Perhaps the only federal policy that the wealthy can use to increase inequality is rising debt.  It was only two years ago that the Republican Party, in the person of Presidential candidate Mitt Romney, identified the working poor (former middle class) who had their wages topped off by federal programs such as food stamps and the Earned Income Tax Credit (EITC) as a bunch of parasitic freeloaders.

http://www.r8ny.com/blog/larry_littlefield/the_new_war_on_the_working_poor.html

Now, however, with the business class taking back power from the Tea Party the Republicans have a new idea.  Don’t increase the minimum wages, which might increase our sales but won’t increase our profits because we will be paying workers what we sell to them.  Increase the EITC instead!  Let’s keep wages falling, but have the federal government borrow money and give more of it those workers so we can keep selling things to them.  And reward ourselves with bonuses for the greater gap between wages and sales.  And when the federal government goes broke?  No need for those at the top to worry about that.  They’ll just cash in their winnings and move to Bermuda or someplace like it.

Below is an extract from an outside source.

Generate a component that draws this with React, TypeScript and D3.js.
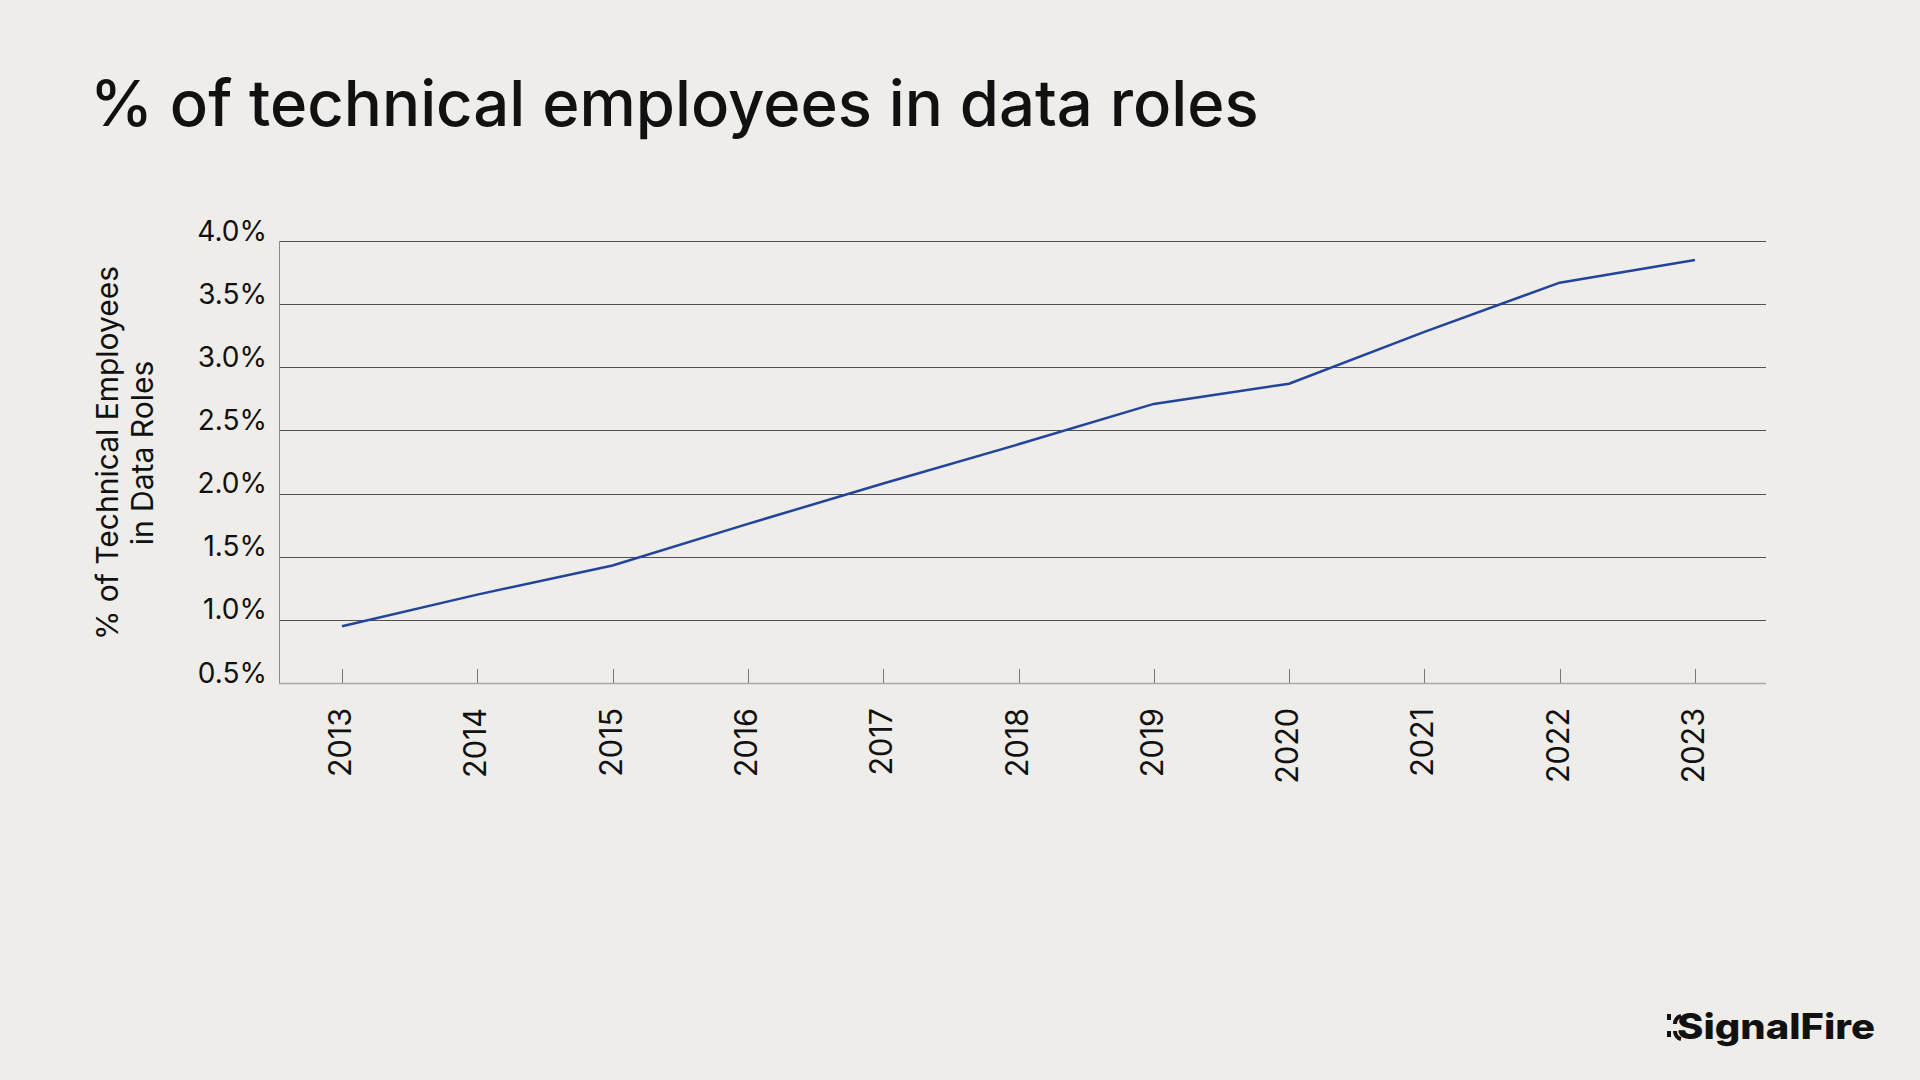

Worse, after having Reagan teach the Republicans that deficits don’t matter, we have people like Paul Krugman trying to do the same for the Democrats.  Because we need to borrow to do something about inequality.  But guess what, it is in fact rising debts that have cause rising inequality, and it’s about time people understood this.  Worried about inequality?  Fight it as a consumer not a worker.  Don’t pay them what they don’t pay you.